_DATA SHOWN_.
+ + + + +

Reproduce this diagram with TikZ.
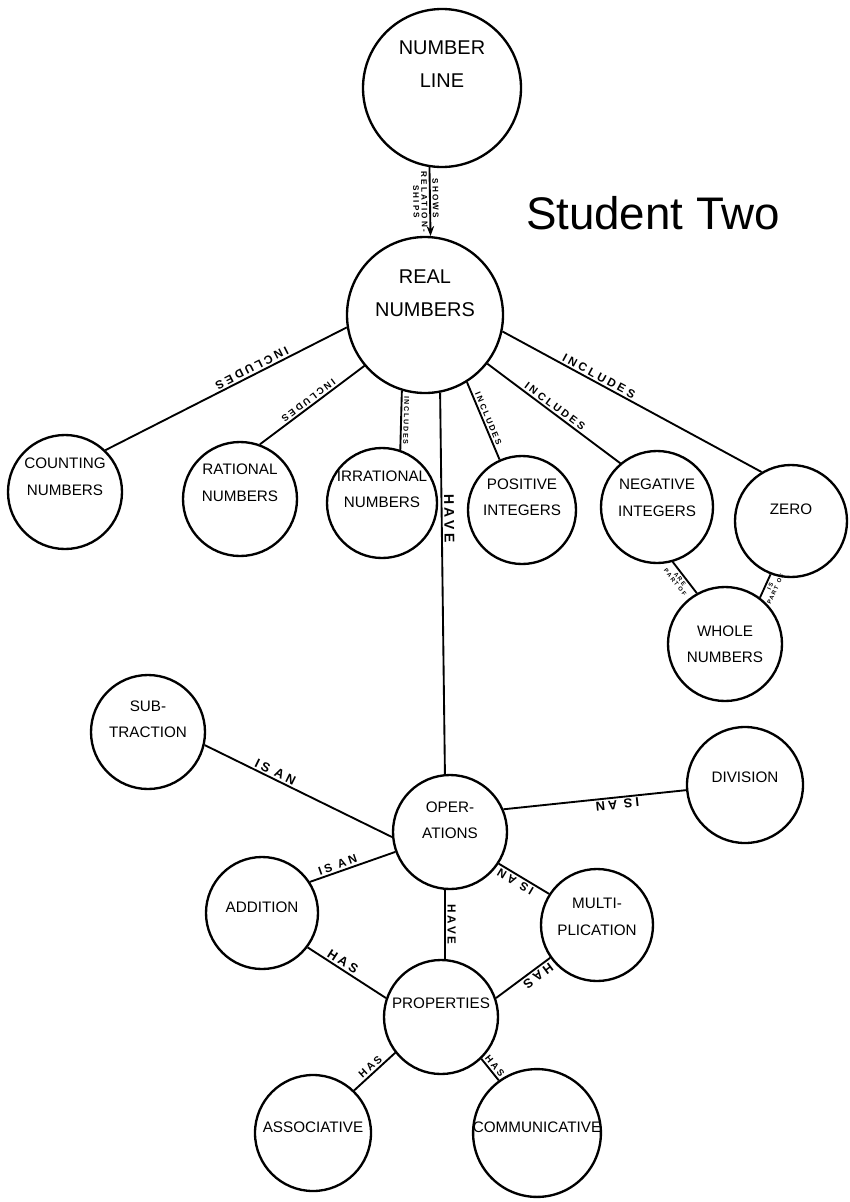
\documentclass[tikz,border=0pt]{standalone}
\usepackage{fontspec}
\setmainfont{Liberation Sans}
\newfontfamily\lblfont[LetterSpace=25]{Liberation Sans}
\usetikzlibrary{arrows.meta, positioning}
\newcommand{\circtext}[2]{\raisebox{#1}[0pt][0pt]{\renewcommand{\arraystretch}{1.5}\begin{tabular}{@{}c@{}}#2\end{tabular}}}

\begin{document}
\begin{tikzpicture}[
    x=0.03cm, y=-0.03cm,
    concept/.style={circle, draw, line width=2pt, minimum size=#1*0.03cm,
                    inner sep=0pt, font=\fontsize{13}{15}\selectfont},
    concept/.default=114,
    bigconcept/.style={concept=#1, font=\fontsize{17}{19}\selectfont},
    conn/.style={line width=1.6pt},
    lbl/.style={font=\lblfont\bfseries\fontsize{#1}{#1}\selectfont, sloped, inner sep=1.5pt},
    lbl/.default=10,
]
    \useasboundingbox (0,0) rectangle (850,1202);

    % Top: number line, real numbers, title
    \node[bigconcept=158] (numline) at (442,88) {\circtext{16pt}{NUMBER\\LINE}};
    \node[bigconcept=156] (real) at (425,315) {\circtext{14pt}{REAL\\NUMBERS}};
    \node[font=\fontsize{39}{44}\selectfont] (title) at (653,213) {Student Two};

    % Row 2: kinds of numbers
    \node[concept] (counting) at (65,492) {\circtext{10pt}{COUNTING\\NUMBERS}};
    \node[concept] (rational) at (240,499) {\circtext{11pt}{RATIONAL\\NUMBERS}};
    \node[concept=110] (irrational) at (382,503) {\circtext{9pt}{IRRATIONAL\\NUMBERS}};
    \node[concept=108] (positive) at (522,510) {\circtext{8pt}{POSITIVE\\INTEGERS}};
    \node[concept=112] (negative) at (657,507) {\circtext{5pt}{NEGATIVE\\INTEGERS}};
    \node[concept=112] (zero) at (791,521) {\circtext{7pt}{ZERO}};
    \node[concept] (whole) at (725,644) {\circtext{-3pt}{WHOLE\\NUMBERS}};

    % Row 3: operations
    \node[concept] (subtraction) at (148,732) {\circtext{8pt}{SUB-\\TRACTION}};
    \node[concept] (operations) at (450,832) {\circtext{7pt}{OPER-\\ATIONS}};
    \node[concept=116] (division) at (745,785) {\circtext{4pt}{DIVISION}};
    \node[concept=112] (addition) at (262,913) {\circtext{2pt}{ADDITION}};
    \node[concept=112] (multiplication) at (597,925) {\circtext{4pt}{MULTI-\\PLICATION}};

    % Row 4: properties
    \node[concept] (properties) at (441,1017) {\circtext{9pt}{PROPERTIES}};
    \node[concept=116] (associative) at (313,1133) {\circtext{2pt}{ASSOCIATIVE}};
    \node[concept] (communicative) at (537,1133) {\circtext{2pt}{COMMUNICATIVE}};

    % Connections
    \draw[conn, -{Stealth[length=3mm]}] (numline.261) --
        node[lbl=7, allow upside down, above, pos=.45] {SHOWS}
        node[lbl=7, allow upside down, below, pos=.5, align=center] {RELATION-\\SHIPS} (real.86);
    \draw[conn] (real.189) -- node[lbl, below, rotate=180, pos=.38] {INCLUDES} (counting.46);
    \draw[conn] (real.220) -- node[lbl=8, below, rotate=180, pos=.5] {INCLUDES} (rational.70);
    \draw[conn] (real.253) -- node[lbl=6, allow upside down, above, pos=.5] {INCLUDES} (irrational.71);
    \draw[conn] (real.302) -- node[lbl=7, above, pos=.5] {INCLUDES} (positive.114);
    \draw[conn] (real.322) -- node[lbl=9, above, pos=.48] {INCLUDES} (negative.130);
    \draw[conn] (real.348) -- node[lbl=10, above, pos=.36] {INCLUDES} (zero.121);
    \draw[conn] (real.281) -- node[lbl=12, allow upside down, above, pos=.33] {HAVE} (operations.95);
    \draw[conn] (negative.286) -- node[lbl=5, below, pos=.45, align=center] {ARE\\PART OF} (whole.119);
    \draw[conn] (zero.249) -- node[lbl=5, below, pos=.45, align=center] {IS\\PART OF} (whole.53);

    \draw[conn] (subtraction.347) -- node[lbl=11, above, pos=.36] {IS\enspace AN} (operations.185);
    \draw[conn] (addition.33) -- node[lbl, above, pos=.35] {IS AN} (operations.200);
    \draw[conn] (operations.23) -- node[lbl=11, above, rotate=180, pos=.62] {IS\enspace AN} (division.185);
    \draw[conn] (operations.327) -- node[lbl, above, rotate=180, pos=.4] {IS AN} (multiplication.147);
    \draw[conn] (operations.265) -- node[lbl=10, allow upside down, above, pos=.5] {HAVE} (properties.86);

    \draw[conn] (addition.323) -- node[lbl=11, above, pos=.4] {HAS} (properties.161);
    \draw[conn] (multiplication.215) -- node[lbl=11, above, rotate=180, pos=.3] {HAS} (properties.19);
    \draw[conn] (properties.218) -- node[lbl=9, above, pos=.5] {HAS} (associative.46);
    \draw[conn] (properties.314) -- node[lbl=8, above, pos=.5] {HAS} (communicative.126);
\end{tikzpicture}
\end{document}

+ + + + +

_AIM OF THE TASK_. Skipping the pictures, transcribe each line above exactly as it appears.

_SOLVED EXERCISE_.
Reproduce this diagram with TikZ.
\documentclass[tikz,border=0pt]{standalone}
\usepackage{fontspec}
\setmainfont{Liberation Sans}
\newfontfamily\lblfont[LetterSpace=25]{Liberation Sans}
\usetikzlibrary{arrows.meta, positioning}
\newcommand{\circtext}[2]{\raisebox{#1}[0pt][0pt]{\renewcommand{\arraystretch}{1.5}\begin{tabular}{@{}c@{}}#2\end{tabular}}}

\begin{document}
\begin{tikzpicture}[
    x=0.03cm, y=-0.03cm,
    concept/.style={circle, draw, line width=2pt, minimum size=#1*0.03cm,
                    inner sep=0pt, font=\fontsize{13}{15}\selectfont},
    concept/.default=114,
    bigconcept/.style={concept=#1, font=\fontsize{17}{19}\selectfont},
    conn/.style={line width=1.6pt},
    lbl/.style={font=\lblfont\bfseries\fontsize{#1}{#1}\selectfont, sloped, inner sep=1.5pt},
    lbl/.default=10,
]
    \useasboundingbox (0,0) rectangle (850,1202);

    % Top: number line, real numbers, title
    \node[bigconcept=158] (numline) at (442,88) {\circtext{16pt}{NUMBER\\LINE}};
    \node[bigconcept=156] (real) at (425,315) {\circtext{14pt}{REAL\\NUMBERS}};
    \node[font=\fontsize{39}{44}\selectfont] (title) at (653,213) {Student Two};

    % Row 2: kinds of numbers
    \node[concept] (counting) at (65,492) {\circtext{10pt}{COUNTING\\NUMBERS}};
    \node[concept] (rational) at (240,499) {\circtext{11pt}{RATIONAL\\NUMBERS}};
    \node[concept=110] (irrational) at (382,503) {\circtext{9pt}{IRRATIONAL\\NUMBERS}};
    \node[concept=108] (positive) at (522,510) {\circtext{8pt}{POSITIVE\\INTEGERS}};
    \node[concept=112] (negative) at (657,507) {\circtext{5pt}{NEGATIVE\\INTEGERS}};
    \node[concept=112] (zero) at (791,521) {\circtext{7pt}{ZERO}};
    \node[concept] (whole) at (725,644) {\circtext{-3pt}{WHOLE\\NUMBERS}};

    % Row 3: operations
    \node[concept] (subtraction) at (148,732) {\circtext{8pt}{SUB-\\TRACTION}};
    \node[concept] (operations) at (450,832) {\circtext{7pt}{OPER-\\ATIONS}};
    \node[concept=116] (division) at (745,785) {\circtext{4pt}{DIVISION}};
    \node[concept=112] (addition) at (262,913) {\circtext{2pt}{ADDITION}};
    \node[concept=112] (multiplication) at (597,925) {\circtext{4pt}{MULTI-\\PLICATION}};

    % Row 4: properties
    \node[concept] (properties) at (441,1017) {\circtext{9pt}{PROPERTIES}};
    \node[concept=116] (associative) at (313,1133) {\circtext{2pt}{ASSOCIATIVE}};
    \node[concept] (communicative) at (537,1133) {\circtext{2pt}{COMMUNICATIVE}};

    % Connections
    \draw[conn, -{Stealth[length=3mm]}] (numline.261) --
        node[lbl=7, allow upside down, above, pos=.45] {SHOWS}
        node[lbl=7, allow upside down, below, pos=.5, align=center] {RELATION-\\SHIPS} (real.86);
    \draw[conn] (real.189) -- node[lbl, below, rotate=180, pos=.38] {INCLUDES} (counting.46);
    \draw[conn] (real.220) -- node[lbl=8, below, rotate=180, pos=.5] {INCLUDES} (rational.70);
    \draw[conn] (real.253) -- node[lbl=6, allow upside down, above, pos=.5] {INCLUDES} (irrational.71);
    \draw[conn] (real.302) -- node[lbl=7, above, pos=.5] {INCLUDES} (positive.114);
    \draw[conn] (real.322) -- node[lbl=9, above, pos=.48] {INCLUDES} (negative.130);
    \draw[conn] (real.348) -- node[lbl=10, above, pos=.36] {INCLUDES} (zero.121);
    \draw[conn] (real.281) -- node[lbl=12, allow upside down, above, pos=.33] {HAVE} (operations.95);
    \draw[conn] (negative.286) -- node[lbl=5, below, pos=.45, align=center] {ARE\\PART OF} (whole.119);
    \draw[conn] (zero.249) -- node[lbl=5, below, pos=.45, align=center] {IS\\PART OF} (whole.53);

    \draw[conn] (subtraction.347) -- node[lbl=11, above, pos=.36] {IS\enspace AN} (operations.185);
    \draw[conn] (addition.33) -- node[lbl, above, pos=.35] {IS AN} (operations.200);
    \draw[conn] (operations.23) -- node[lbl=11, above, rotate=180, pos=.62] {IS\enspace AN} (division.185);
    \draw[conn] (operations.327) -- node[lbl, above, rotate=180, pos=.4] {IS AN} (multiplication.147);
    \draw[conn] (operations.265) -- node[lbl=10, allow upside down, above, pos=.5] {HAVE} (properties.86);

    \draw[conn] (addition.323) -- node[lbl=11, above, pos=.4] {HAS} (properties.161);
    \draw[conn] (multiplication.215) -- node[lbl=11, above, rotate=180, pos=.3] {HAS} (properties.19);
    \draw[conn] (properties.218) -- node[lbl=9, above, pos=.5] {HAS} (associative.46);
    \draw[conn] (properties.314) -- node[lbl=8, above, pos=.5] {HAS} (communicative.126);
\end{tikzpicture}
\end{document}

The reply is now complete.